Bu hafta Kadına Karşı Şiddetin Önlenmesi Günü nedeniyle kadın ve şiddet ülkemizde ve dünyada konuşuldu.
Etkinlikler yapıldı.
Kocaeli Barosu’nun benim de katıldığım bu konudaki etkinliği ve lavanta kokulu bilgilendirme proşürlerinin İzmit’ te sokakta dağıtımı çok isabetli bir çalışmaydı.
Bu çalışmaya imza atan tüm meslektaşlarımı, Kocaeli Barosunu gönülden kutluyorum.
**
Kadın maalesef tarih boyunca hep ikinci sınıf insan gibi görülmüştür. On dokuzuncu yüzyılda bile İstanbul’da kadınların köle olarak satıldığı resmî pazarların olduğu, padişah saraylarında, kadı askerlerin konaklarında çalıştırıldıkları da bilinmektedir.
Erkeğin birden çok kadınla evlenebilmesi (poligami) kadını dilediği zaman boşayabilmesi; kadının iradesi dışında evlendirilebilmesi; mirasta erkeğe göre yarım hisse verilmesi, şahitliğinin erkeğe göre yarım kabul edilmesi, kız çocuklarının Anadolu’da okula gönderilmemesi, ancak bir avuç ayrıcalıklı kadının özel öğretmenlerle eğitim görebilmeleri, dolayısıyla mesleklerin genellikle kadınlara kapalı oluşu gibi eşitsizliklerin bir kısmı, ülkemizde maalesef on dokuzuncu yüzyıla kadar sürdü.
**
Cumhuriyetin kurulduğu ilk yıllarda da kadınlarımız yine çiftçilik ve dışında diğer alanlarda çok aktif olamadılar.
Ancak 1926’da yasalaşan Medenî Kanunla resmi nikah, birden fazla kadınla evlenme yasağı, evlenmede yaş sınırı, boşanma da keyfiliğin kaldırılması, erkekle aynı hakların tanınması, mirasta erkekle eşit pay verilmesi gibi ciddi haklar tanındı.
Henüz, çağdaş dünyada olmamasına rağmen kadınlarımıza 1930’da belediye, 1934’te milletvekili seçimlerinde seçme ve seçilme hakkı tanındı.

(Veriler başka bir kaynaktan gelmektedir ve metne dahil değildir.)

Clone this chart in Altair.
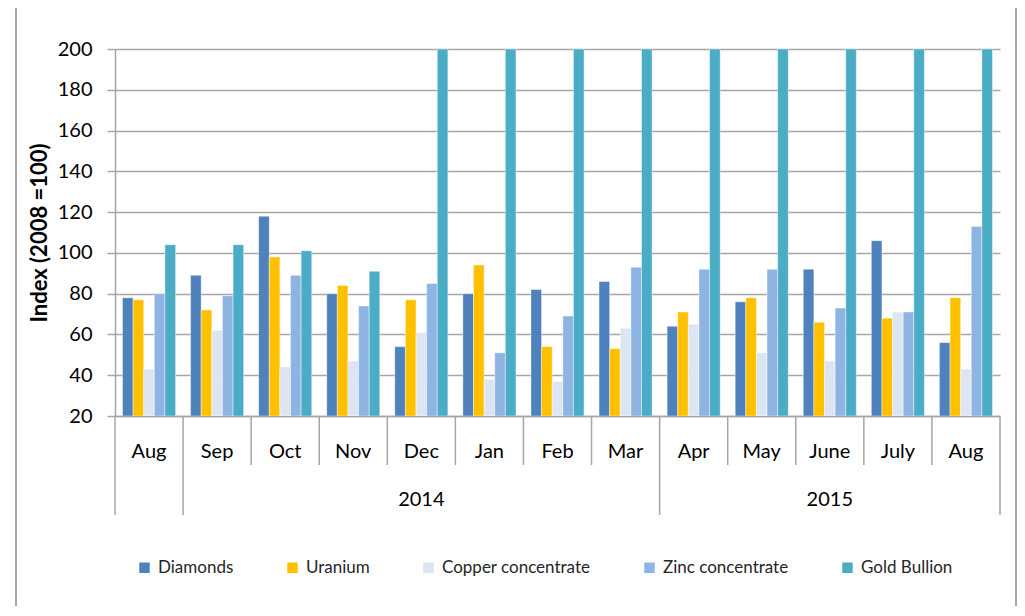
import altair as alt
import pandas as pd

# ---- data ----
month_ids = ["2014-08", "2014-09", "2014-10", "2014-11", "2014-12", "2015-01", "2015-02",
             "2015-03", "2015-04", "2015-05", "2015-06", "2015-07", "2015-08"]
month_labels = ["Aug", "Sep", "Oct", "Nov", "Dec", "Jan", "Feb", "Mar", "Apr", "May",
                "June", "July", "Aug"]
series = ["Diamonds", "Uranium", "Copper concentrate", "Zinc concentrate", "Gold Bullion"]
diamonds = [78, 89, 118, 80, 54, 80, 82, 86, 64, 76, 92, 106, 56]
uranium = [77, 72, 98, 84, 77, 94, 54, 53, 71, 78, 66, 68, 78]
copper = [43, 62, 44, 47, 61, 38, 37, 63, 65, 51, 47, 71, 43]
zinc = [80, 79, 89, 74, 85, 51, 69, 93, 92, 92, 73, 71, 113]
# Gold Bullion runs off the top of the axis from Dec 2014 on (shown capped at 200)
gold = [104, 104, 101, 91, 200, 200, 200, 200, 200, 200, 200, 200, 200]
colors = ["#4F81BD", "#FFC000", "#DCE6F2", "#8EB4E3", "#4BACC6"]
year_labels = ["2014", "2015"]
year_centers = [4.5, 10.5]
long_seps = [0, 1, 8, 13]
short_seps = [2, 3, 4, 5, 6, 7, 9, 10, 11, 12]

values = [diamonds, uranium, copper, zinc, gold]
rows = []
for s, vals in zip(series, values):
    for m, v in zip(month_ids, vals):
        rows.append({"month": m, "series": s, "value": v})
df = pd.DataFrame(rows)

W, H = 885, 367
FONT = "Lato"
GRAY = "#A6A6A6"

bars = alt.Chart(df).mark_bar(stroke="white", strokeWidth=0.6, strokeOpacity=0.7, clip=True).encode(
    x=alt.X("month:N", sort=month_ids,
            scale=alt.Scale(paddingInner=0.22, paddingOuter=0.11),
            axis=alt.Axis(labels=False, ticks=False, title=None, domain=True,
                          domainColor=GRAY, domainWidth=1.5)),
    xOffset=alt.XOffset("series:N", sort=series, scale=alt.Scale(paddingInner=0, paddingOuter=0)),
    y=alt.Y("value:Q", scale=alt.Scale(domain=[20, 200], zero=False, nice=False),
            axis=alt.Axis(values=list(range(20, 201, 20)), title="Index (2008 =100)",
                          titleFont=FONT, titleFontSize=22, titleFontWeight="bold",
                          titleColor="#000000", titlePadding=6,
                          labelFont=FONT, labelFontSize=20, labelColor="#000000",
                          labelPadding=15, tickSize=8, tickColor=GRAY, tickWidth=1.5,
                          domainColor=GRAY, domainWidth=1.5,
                          grid=True, gridColor=GRAY, gridWidth=1.5)),
    y2=alt.datum(20),
    color=alt.Color("series:N", sort=series,
                    scale=alt.Scale(domain=series, range=colors),
                    legend=alt.Legend(title=None, orient="none", legendX=21, legendY=510,
                                      direction="horizontal", columns=5,
                                      symbolType="square", symbolSize=110,
                                      symbolStrokeWidth=0, labelOffset=5,
                                      columnPadding=50, labelFont=FONT,
                                      labelFontSize=17, labelColor="#262626")),
)

xq = alt.Scale(domain=[0, 13], nice=False, zero=False)

long_df = pd.DataFrame({"i": long_seps})
short_df = pd.DataFrame({"i": short_seps})
month_df = pd.DataFrame({"i": [k + 0.5 for k in range(13)], "label": month_labels})
year_df = pd.DataFrame({"i": year_centers, "label": year_labels})

long_rules = alt.Chart(long_df).mark_rule(color=GRAY, strokeWidth=1.5).encode(
    x=alt.X("i:Q", scale=xq, axis=None), y=alt.value(H), y2=alt.value(466))
short_rules = alt.Chart(short_df).mark_rule(color=GRAY, strokeWidth=1.5).encode(
    x=alt.X("i:Q", scale=xq, axis=None), y=alt.value(H), y2=alt.value(416))
month_text = alt.Chart(month_df).mark_text(font=FONT, fontSize=20, color="#000000",
                                           baseline="middle", align="center").encode(
    x=alt.X("i:Q", scale=xq, axis=None), y=alt.value(403), text="label:N")
year_text = alt.Chart(year_df).mark_text(font=FONT, fontSize=20, color="#000000",
                                         baseline="middle", align="center").encode(
    x=alt.X("i:Q", scale=xq, axis=None), y=alt.value(451), text="label:N")

frame = alt.Chart(pd.DataFrame({"a": [0]})).mark_rect(fill=None, stroke=GRAY, strokeWidth=2).encode(
    x=alt.value(-99), x2=alt.value(901), y=alt.value(-44), y2=alt.value(700))

chart = alt.layer(frame, bars, long_rules, short_rules, month_text, year_text).resolve_scale(
    x="independent").properties(
    width=W, height=H,
    autosize=alt.AutoSizeParams(type="none"),
    padding={"left": 107, "top": 41, "right": 17, "bottom": 190},
).configure_view(stroke=None)

chart.save("out.html", embed_options={"renderer": "svg", "actions": False})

Kadınlarımız milletvekili ve belediye başkanı, meclis üyeleri seçilmeye başladılar.
**
Kurucu liderimiz büyük Atatürk’ün bu konurda çok özel çabası ve bilinen söylemleri vardır. Bu nedenledir ki ; Tüm bu yasal değişikliklerin felsefi lideri Büyük Atatürk’ün 1938’de, ölümü üzerine Hindistan Kadınlar Birliği, “kadın haklarının tarihi boyunca gelmiş en büyük savunucularından biri” ilân etmiştir. Rahmetli Ecevit’in başbakanlığında 2001 yılında Türk medeni kanunu kadınlarımız açısından daha da geliştirildi. Şimdi kadına karşı şiddetin önlenmesine ilişkin yasal düzenlemeler var. İşte genç cumhuriyet ve kadın ilişkileri kısaca böyle gelişmiştir.
**
Pekiyi bütün bunlar yeter mi?
Tabii ki yetmez.
Hala şiddete maruz kalan, öldürülen kadınlarımız var.
Kanunlar önünde eşitlik yetmiyor.
Devletin sosyal devlet ilkesi gereğince, kadını geliştirir ve güçlendirirken, toplumda kadına şiddeti doğuran sosyo- kültüler sakatlığın giderilmesi için özel bir çalışma yapması gerekir. Genç Cumhuriyete ve sosyal devlet ilkesine daha sıkı sarılmamız şart.
***
Kadın anadır, bacımız, kızımızdır, sevgi, nezaket, sabır ve özveridir.
Kadın sevgilimiz, iki elmanın yarısı, eşimizdir.
Anadolu’da tarlada kocasıyla çalışan, namus timsalı, savaşlarda kaybettiği kınalı askerlerin anası, acı ve ızdırabı yaşayan, içinde saklayandır.
Kadın hayattır, candır, onlar olmadan hayat olmaz, insanlık çoğalamaz, hayatın rengi olmaz .
Genç Cumhuriyetimiz ile ne mutlu ki ;kadınlarımız artık avukat, doktor, öğretmen, iş kadını, milletvekili, belediye başkanıdır.
Kadına şiddet kullanan kendi şerefini lekeler, kadına şiddet kullanan kendi acizliğini ilan eder, kadına şiddet kullanan insanlık suçu işler.